SINGAPORE - Enticed by a monthly salary of $2,700, a Taiwanese man came to Singapore to work as a runner for a crime syndicate which cheated seven victims out of nearly $1 million in a police impersonation scam.
The victims include an 82-year-old Singaporean man who lost $650,000 after being conned into handing over his bank details.
On Monday (June 4), Huang Ying-Chun, 53, was sentenced to 6½ years' jail for his role in the operation.
Huang was recruited last June by a man known only as Ah Fei. He was told to go to Singapore and collect and hand over "documents" as instructed.
He arrived on June 21 of last year with co-accused Chen Peng-Yu, 34. But the next day, he realised that the documents were actually bundles of cash - namely $50,000 from a man who had fallen victim to a phone call asking him to give his bank account details to the police.

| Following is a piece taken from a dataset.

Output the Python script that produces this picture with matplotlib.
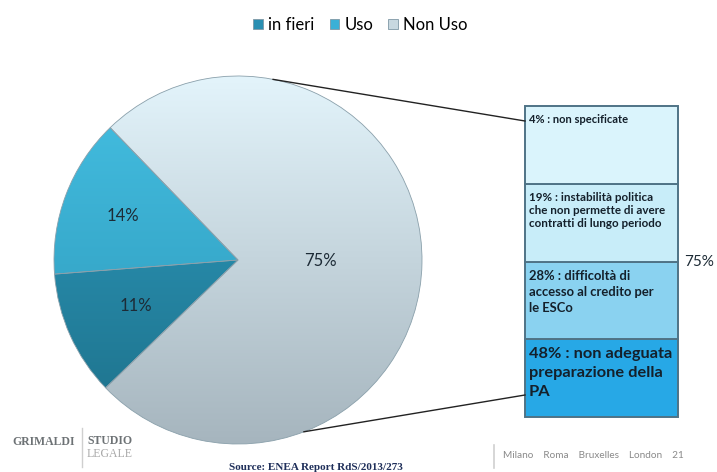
import matplotlib.pyplot as plt
import numpy as np
from matplotlib.colors import LinearSegmentedColormap

# pie data
pie_labels = ["in fieri", "Uso", "Non Uso"]
pie_values = [11, 14, 75]
pie_top_colors = ["#2f9fc4", "#45c0e3", "#e3f4fb"]
pie_bottom_colors = ["#1d7089", "#2b95b6", "#a6b5be"]

# breakdown of "Non Uso" (drawn as equal boxes, as in the original)
box_values = [48, 28, 19, 4]
box_texts = ["48% : non adeguata\npreparazione della\nPA",
             "28% : difficoltà di\naccesso al credito per\nle ESCo",
             "19% : instabilità politica\nche non permette di avere\ncontratti di lungo periodo",
             "4% : non specificate"]
box_colors = ["#27a8e6", "#8ad2f0", "#c8edf9", "#daf4fc"]
box_fontsizes = [11.8, 9.4, 8.4, 8.0]
box_linespacing = [1.45, 1.4, 1.22, 1.0]
box_total_label = "75%"

W, H = 717, 472
fig = plt.figure(figsize=(W / 100, H / 100), dpi=100)
fig.patch.set_facecolor("white")
ax = fig.add_axes([0, 0, 1, 1])
plt.rcParams["font.family"] = ["Lato", "DejaVu Sans"]

# ---- pie ----
cx, cy, r = 238, H - 260, 184
wedges, texts = ax.pie(pie_values, startangle=224, counterclock=False,
                       center=(cx, cy), radius=r,
                       wedgeprops=dict(edgecolor="#8aa0ab", linewidth=0.6))
for w, c0, c1 in zip(wedges, pie_top_colors, pie_bottom_colors):
    cmap = LinearSegmentedColormap.from_list("g", [c1, c0])
    grad = np.linspace(0, 1, 256).reshape(-1, 1)
    im = ax.imshow(grad, cmap=cmap, origin="lower", aspect="auto",
                   extent=(cx - r, cx + r, cy - r, cy + r), zorder=1)
    im.set_clip_path(w)
    w.set_facecolor("none")
    w.set_zorder(2)

label_dist = [0.61, 0.67, 0.45]
for w, v, d in zip(wedges, pie_values, label_dist):
    mid = np.deg2rad((w.theta1 + w.theta2) / 2)
    ax.text(cx + d * r * np.cos(mid), cy + d * r * np.sin(mid), f"{v}%",
            ha="center", va="center", fontsize=12, color="#1d2b36", zorder=5)

# ---- stacked box ----
bx0, bx1 = 525, 678
by0, by1 = H - 417, H - 106
seg_h = (by1 - by0) / len(box_values)
for i, (col, txt, fs, ls) in enumerate(zip(box_colors, box_texts, box_fontsizes,
                                           box_linespacing)):
    bottom = by0 + i * seg_h
    ax.bar((bx0 + bx1) / 2, seg_h, width=bx1 - bx0, bottom=bottom,
           color=col, edgecolor="#4f7386", linewidth=1.4, zorder=3)
    ax.text(bx0 + 4, bottom + seg_h - 8, txt, ha="left", va="top",
            fontsize=fs, fontweight="bold", color="#14202b",
            linespacing=ls, zorder=5)
ax.text(bx1 + 6, (by0 + by1) / 2, box_total_label, ha="left", va="center",
        fontsize=11, color="#1d2b36")

# connector lines from pie edge to box
a_top, a_bot = np.deg2rad(79), np.deg2rad(-69)
ax.plot([cx + r * np.cos(a_top), bx0], [cy + r * np.sin(a_top), H - 121],
        color="#222222", linewidth=1.0, zorder=4)
ax.plot([cx + r * np.cos(a_bot), bx0], [cy + r * np.sin(a_bot), H - 395],
        color="#222222", linewidth=1.0, zorder=4)

# legend
leg = ax.legend(wedges, pie_labels, loc="upper center", ncol=3,
                bbox_to_anchor=(0.503, 0.995), frameon=False, fontsize=12,
                handlelength=0.55, handleheight=0.55, handletextpad=0.35,
                columnspacing=0.9)
for h, c in zip(leg.legend_handles, ["#2a8fb2", "#3bb0d6", "#c8d8e0"]):
    h.set_facecolor(c)
    h.set_edgecolor("#7f98a5")

# footer
ax.text(12, H - 442, "GRIMALDI", family="Liberation Serif", fontsize=8.5,
        fontweight="bold", color="#6d7275", va="center")
ax.plot([82, 82], [H - 428, H - 467], color="#cfcfcf", linewidth=1)
ax.text(87, H - 441, "STUDIO", family="Liberation Serif", fontsize=8.5,
        fontweight="bold", color="#6d7275", va="center")
ax.text(87, H - 454, "LEGALE", family="Liberation Serif", fontsize=8.5,
        color="#a8a8a8", va="center")
ax.text(316, H - 468, "Source: ENEA Report RdS/2013/273", family="Liberation Serif",
        fontsize=8, fontweight="bold", color="#1f2f5a", ha="center", va="center")
ax.plot([494, 494], [H - 445, H - 468], color="#d0d0d0", linewidth=1.2)
ax.text(503, H - 456, "Milano    Roma    Bruxelles    London    21",
        fontsize=7.2, color="#8a8a8a", va="center")

ax.set_xlim(0, W)
ax.set_ylim(0, H)
ax.set_aspect("auto")
ax.axis("off")

plt.savefig("out.png", dpi=100, facecolor="white")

Although Huang had reason to suspect that he was involved in a crime, he continued to work as a runner for the syndicate, the court heard.

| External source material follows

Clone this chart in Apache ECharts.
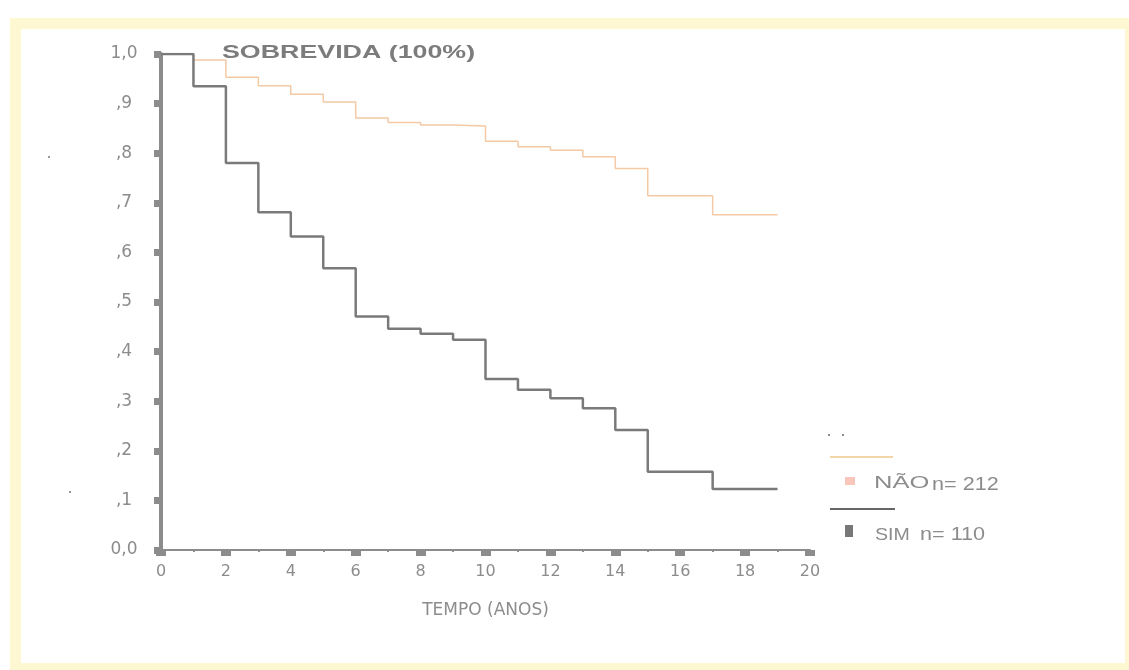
<!DOCTYPE html>
<html>
<head>
<meta charset="utf-8">
<title>Sobrevida</title>
<script src="https://cdn.jsdelivr.net/npm/echarts@6/dist/echarts.min.js"></script>
<style>
  html, body { margin: 0; padding: 0; background: #fff; }
  #chart { width: 1129px; height: 670px; }
</style>
</head>
<body>
<div id="chart"></div>
<script>
// tempo (anos) e sobrevida acumulada
const tempo   = [0, 1, 2, 3, 4, 5, 6, 7, 8, 9, 10, 11, 12, 13, 14, 15, 17, 19];
const naoSurv = [1.0, 0.988, 0.953, 0.936, 0.919, 0.903, 0.871, 0.862, 0.857, 0.855, 0.824, 0.813, 0.806, 0.793, 0.769, 0.714, 0.676, 0.676];
const simSurv = [1.0, 0.935, 0.780, 0.681, 0.632, 0.568, 0.471, 0.446, 0.436, 0.424, 0.345, 0.323, 0.306, 0.286, 0.242, 0.158, 0.123, 0.123];
const yTickLabels = ['0,0', ',1', ',2', ',3', ',4', ',5', ',6', ',7', ',8', ',9', '1,0'];
const xTickLabels = ['0', '2', '4', '6', '8', '10', '12', '14', '16', '18', '20'];
const legendNames = ['NÃO', 'SIM'];
const legendCounts = ['n= 212', 'n= 110'];

const grey = '#8c8c8c';
const yellow = '#fdf8d2';

const myChart = echarts.init(document.getElementById('chart'));

function pairs(ys) {
    return tempo.map((t, i) => [t, ys[i]]);
}

const option = {
    backgroundColor: '#fff',
    animation: false,
    grid: { left: 161, right: 319, top: 54, bottom: 120 },
    xAxis: {
        type: 'value',
        min: 0,
        max: 20,
        interval: 2,
        name: 'TEMPO (ANOS)',
        nameLocation: 'middle',
        nameGap: 52,
        nameTextStyle: { color: grey, fontSize: 17, fontFamily: 'DejaVu Sans' },
        axisLine: { show: true, lineStyle: { color: grey, width: 2 } },
        axisTick: { show: true, length: 6, lineStyle: { color: grey, width: 10 } },
        minorTick: { show: true, splitNumber: 2, length: 2, lineStyle: { color: grey, width: 2 } },
        axisLabel: {
            color: grey, fontSize: 16, fontFamily: 'DejaVu Sans', margin: 14,
            formatter: (v) => xTickLabels[Math.round(v / 2)]
        },
        splitLine: { show: false }
    },
    yAxis: {
        type: 'value',
        min: 0,
        max: 1,
        interval: 0.1,
        axisLine: { show: true, lineStyle: { color: grey, width: 4 } },
        axisTick: { show: true, length: 7, lineStyle: { color: grey, width: 7 } },
        axisLabel: {
            color: grey, fontSize: 17, fontFamily: 'DejaVu Sans', margin: 37, align: 'center',
            formatter: (v) => yTickLabels[Math.round(v * 10)]
        },
        splitLine: { show: false }
    },
    series: [
        {
            name: legendNames[0],
            type: 'line',
            step: 'end',
            symbol: 'none',
            data: pairs(naoSurv),
            lineStyle: { color: '#f4c9a4', width: 1.5 },
            z: 2
        },
        {
            name: legendNames[1],
            type: 'line',
            step: 'end',
            symbol: 'none',
            data: pairs(simSurv),
            lineStyle: { color: '#7a7a7a', width: 2.5 },
            z: 3
        }
    ],
    graphic: [
        // moldura amarela
        { type: 'rect', shape: { x: 10, y: 18, width: 1119, height: 11 }, style: { fill: yellow }, silent: true },
        { type: 'rect', shape: { x: 10, y: 18, width: 11, height: 652 }, style: { fill: yellow }, silent: true },
        { type: 'rect', shape: { x: 10, y: 663, width: 1119, height: 7 }, style: { fill: yellow }, silent: true },
        { type: 'rect', shape: { x: 1125, y: 18, width: 4, height: 652 }, style: { fill: yellow }, silent: true },
        // título
        {
            type: 'text', x: 222, y: 53, scaleX: 1.41,
            style: { text: 'SOBREVIDA (100%)', fill: '#7c7c7c', font: 'bold 19px "Liberation Sans"', verticalAlign: 'middle' }
        },
        // legenda
        { type: 'circle', shape: { cx: 829, cy: 435, r: 1 }, style: { fill: '#666' } },
        { type: 'circle', shape: { cx: 843, cy: 435, r: 1 }, style: { fill: '#666' } },
        { type: 'line', shape: { x1: 830, y1: 457, x2: 893, y2: 457 }, style: { stroke: '#f3d6a8', lineWidth: 2 } },
        { type: 'rect', shape: { x: 845, y: 477, width: 10, height: 8 }, style: { fill: '#f8c6bb' } },
        {
            type: 'text', x: 874, y: 483, scaleX: 1.5,
            style: { text: legendNames[0], fill: grey, font: '17px "Liberation Sans"', verticalAlign: 'middle' }
        },
        {
            type: 'text', x: 932, y: 485, scaleX: 1.2,
            style: { text: legendCounts[0], fill: grey, font: '18px "Liberation Sans"', verticalAlign: 'middle' }
        },
        { type: 'line', shape: { x1: 830, y1: 509, x2: 895, y2: 509 }, style: { stroke: '#666', lineWidth: 2 } },
        { type: 'rect', shape: { x: 845, y: 525, width: 8, height: 12 }, style: { fill: '#777' } },
        {
            type: 'text', x: 875, y: 535, scaleX: 1.15,
            style: { text: legendNames[1], fill: grey, font: '17px "Liberation Sans"', verticalAlign: 'middle' }
        },
        {
            type: 'text', x: 920, y: 535, scaleX: 1.2,
            style: { text: legendCounts[1], fill: grey, font: '18px "Liberation Sans"', verticalAlign: 'middle' }
        },
        // pontos soltos da digitalização
        { type: 'circle', shape: { cx: 49, cy: 157, r: 1 }, style: { fill: '#777' } },
        { type: 'circle', shape: { cx: 70, cy: 492, r: 1 }, style: { fill: '#777' } }
    ]
};

myChart.setOption(option);
</script>
</body>
</html>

This modus operandi was repeated as the syndicate targeted another six victims - including 82-year-old Tan Kok Phuang, who was cheated on nine occasions over nine consecutive days. Most of the $650,000 he lost was handed over in batches of $75,000.
In all the cases, the victims had their money transferred to unrelated third parties, who were then instructed by syndicate operatives pretending to be police, to withdraw the cash and hand it to Huang and his co-accused.
Of the $957,000 collected by the syndicate, only $1,050 has been recovered.
Huang and five others - mostly suspected runners - have been arrested, though court documents did not reveal how. Huang, who was arrested last July, is the first to be dealt with in the case.
Deputy Public Prosecutor Lee Ti-Ting said Huang was motivated by greed as he was in financial difficulties. She added that most of the victims, who were aged 50 to 82, were elderly. She also said that the sole purpose of Huang's stay in Singapore was for criminal purposes.
She pointed out that in 2016, there were reportedly 487 police impersonation scams which cheated victims out of a total of S$23 million and that it is "notoriously difficult" to investigate international syndicates.
In mitigation, Huang told the court in Mandarin that he has two elderly parents and that his mother has been suffering from depression. He also said through an interpreter: "I'm very remorseful, please give me one last chance to turn over a new leaf."
District Judge Ng Peng Hong said that he had to "send a strong signal" to foreigners that Singapore "is not a place you can commit offences and get away with it lightly".
For dealing with the benefits of criminal conduct, Huang could have faced up to 10 years in jail, with a fine of up to $500,000.